В начале 1834 года Гоголю снова не повезло. На этот раз из-за отрывка «Кровавый бандурист», отданного в журнал «Библиотека для чтения». На заседании Петербургского цензурного комитета Никитенко заявил, что не может пропустить отрывок, так как это «картина страданий и унижения человеческого, написанная совершенно в духе новейшей французской школы». А романы новейшей французской школы по распоряжению высшего начальства не велено было пропускать.

О переводе романа Гюго «Церковь Парижской Богоматери» министр просвещения Уваров сказал Никитенко:

— Роман Гюго превосходен, но нам еще рано читать такие книги.

Власти боялись всего, и цензоры, не обладая даром ясновиденья, часто попадали впросак. Попал в историю и Никитенко. Не мысля худого, он пропустил в журнале «Библиотека для чтения» перевод стихотворения Гюго «Красавице». Поэт в нем высказывал мысль: если бы я был богом, то отдал бы свой рай, своих ангелов и свое могущество за поцелуй красавицы. Стихи как на грех попались одному святоше. Он поспешил донести митрополиту Серафиму. Митрополит взбеленился: кощунство! богохульство! Бросился во дворец, испросил аудиенцию, прочитал стихи царю и умолял защитить веру и церковь от поругания. Николай приказал отправить Никитенко под арест.

Цензоры боялись собственной тени. И, отдавая в цензуру «Арабески», Гоголь с тревогой ждал всяких «зацеп».

«Арабески» попали к цензору Семенову. Сперва, кроме «секуции», все проскочило. Книга ушла в типографию. А тут и с Семеновым приключился казус. Он получил строгий выговор от министра за то, что позволил в журнале «Сын отечества» назвать какую-то святую «представительницей слабого пола». Семенов насторожился. В канун нового 1835 года Гоголь послал записку Пушкину: «Вышла вчера довольно неприятная зацепа по цензуре по поводу Записок сумасшедшего. Но слава богу сегодня немного лучше. По крайней мере я должен ограничиться выкидкою лучших мест».

Напуганного Семенова одолевали сомнения: можно ли вообще пропустить в печать эту повесть о ничтожном чиновнике, который, сойдя с ума, как бы прозревает, видит всю неприглядность окружающего и по праву, данному ему безумием, называет вещи своими именами. Макая перо в красные цензорские чернила, Семенов начал вычеркивать…

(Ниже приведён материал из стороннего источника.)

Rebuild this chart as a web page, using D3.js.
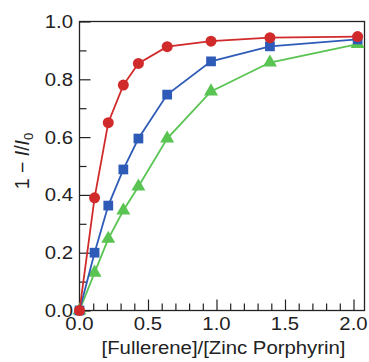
<!DOCTYPE html>
<html><head><meta charset="utf-8">
<script src="https://cdn.jsdelivr.net/npm/d3@7"></script>
<style>body{margin:0;background:#fff}svg{display:block}</style>
</head><body><svg id="c" width="369" height="362"></svg>
<script>
const xVals = [0, 0.11, 0.21, 0.32, 0.43, 0.64, 0.96, 1.39, 2.03];
const redVals = [0, 0.39, 0.65, 0.78, 0.855, 0.913, 0.932, 0.944, 0.948];
const blueVals = [0, 0.20, 0.363, 0.488, 0.595, 0.747, 0.862, 0.914, 0.938];
const greenVals = [0, 0.131, 0.248, 0.346, 0.429, 0.595, 0.758, 0.858, 0.922];
const xTicks = [0, 0.5, 1.0, 1.5, 2.0];
const yTicks = [0, 0.2, 0.4, 0.6, 0.8, 1.0];

const svg = d3.select("#c");
const x = d3.scaleLinear().domain([0, 2.0]).range([79.5, 353.5]);
const y = d3.scaleLinear().domain([0, 1]).range([310.5, 21.5]);
const xRight = 364.5;
const font = "Liberation Sans, Arial, sans-serif";
const SX = 1.13;

// frame
svg.append("rect").attr("x", x(0)).attr("y", y(1)).attr("width", xRight - x(0)).attr("height", y(0) - y(1))
  .attr("fill", "none").attr("stroke", "#222").attr("stroke-width", 1.3);

// x axis ticks (inside)
const gx = svg.append("g").attr("transform", `translate(0,${y(0)})`);
gx.call(d3.axisBottom(x).tickValues(d3.range(0, 21).map(d => d / 10)).tickSize(-7).tickFormat(""))
  .call(g => g.select(".domain").remove());
gx.selectAll(".tick line").attr("stroke", "#222").attr("stroke-width", 1.2)
  .attr("y2", (d) => (Math.abs(d * 2 - Math.round(d * 2)) < 1e-6 ? -11 : -7));
svg.append("g").selectAll("text").data(xTicks).join("text")
  .attr("transform", d => `translate(${x(d)},330) scale(${SX},1)`).attr("text-anchor", "middle")
  .attr("font-family", font).attr("font-size", 18).attr("fill", "#222")
  .text(d => d.toFixed(1));

// y axis ticks (inside)
const gy = svg.append("g").attr("transform", `translate(${x(0)},0)`);
gy.call(d3.axisLeft(y).tickValues(d3.range(0, 11).map(d => d / 10)).tickSize(-7).tickFormat(""))
  .call(g => g.select(".domain").remove());
gy.selectAll(".tick line").attr("stroke", "#222").attr("stroke-width", 1.2)
  .attr("x2", (d) => (Math.abs(d * 5 - Math.round(d * 5)) < 1e-6 ? 11 : 7));
svg.append("g").selectAll("text").data(yTicks).join("text")
  .attr("transform", d => `translate(73,${y(d) + 6.5}) scale(${SX},1)`).attr("text-anchor", "end")
  .attr("font-family", font).attr("font-size", 18).attr("fill", "#222")
  .text(d => d.toFixed(1));

// axis titles
svg.append("text").attr("transform", `translate(${(102 + 345) / 2},354) scale(${SX},1)`).attr("text-anchor", "middle")
  .attr("font-family", font).attr("font-size", 18).attr("fill", "#222")
  .text("[Fullerene]/[Zinc Porphyrin]");
const yt = svg.append("text").attr("transform", `translate(29,161) rotate(-90)`)
  .attr("text-anchor", "middle").attr("font-family", font).attr("font-size", 19.5).attr("fill", "#222");
yt.append("tspan").text("1 \u2212 ");
yt.append("tspan").attr("font-style", "italic").text("I");
yt.append("tspan").text("/");
yt.append("tspan").attr("font-style", "italic").text("I");
yt.append("tspan").attr("font-size", 13).attr("dy", 4).text("0");

const series = [
  {vals: greenVals, color: "#5ac452", shape: d3.symbolTriangle, size: 85},
  {vals: blueVals, color: "#2f5bb8", shape: d3.symbolSquare, size: 95},
  {vals: redVals, color: "#d12a2a", shape: d3.symbolCircle, size: 95}
];
const line = d3.line().x((d, i) => x(xVals[i])).y(d => y(d));
series.forEach(s => {
  const g = svg.append("g");
  g.append("path").datum(s.vals).attr("d", line).attr("fill", "none")
    .attr("stroke", s.color).attr("stroke-width", 1.8);
  g.selectAll("path.m").data(s.vals).join("path").attr("class", "m")
    .attr("transform", (d, i) => `translate(${x(xVals[i])},${y(d)})`)
    .attr("d", d3.symbol().type(s.shape).size(s.size)).attr("fill", s.color);
});
</script></body></html>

Когда Гоголь получил из цензуры рукопись, она ему показалась исполосованной в кровь. Он читал и мрачнел. «Я еще в жизни не слыхивал, чтобы собака могла писать. Правильно писать может только дворянин». Про дворянина цензор вычеркнул. «Папа… после обеда поднял меня к своей шее и сказал: „А посмотри, Меджи, что это такое“. Я увидела какую-то ленточку. Я нюхала ее, но решительно не нашла никакого аромата; наконец, потихоньку, лизнула: соленое немного». Так рассуждает собачка Меджи об ордене, полученном отцом ее хозяйки. Вычеркнуто. «Куда ж, подумала я сама в себе, — пишет собачка Меджи, — если сравнить камер-юнкера с Трезором! Небо! какая разница! Во-первых, у камер-юнкера совершенно гладкое широкое лицо и вокруг бакенбарды, как будто бы он обвязал его черным платком; а у Трезора мордочка тоненькая, и на самом лбу белая лысинка. Талию Трезора и сравнить нельзя с камер-юнкерскою. А глаза, приемы, ухватки, совершенно не те. О, какая разница!» Вычеркнуто… «Всё, что есть лучшего на свете, все достается или камер-юнкерам или генералам, — жалуется Поприщин. — Найдешь себе бедное богатство, думаешь достать его рукою, — срывает у тебя камер-юнкер или генерал». Вычеркнуто. Все политические навеки вычеркнуты. Все упоминания государя — вычеркнуты. Даже последняя фраза: «А знаете ли, что у французского короля шишка под самым носом?» — и та вычеркнута: намек на июльскую революцию во Франции, на свергнутого короля Карла X.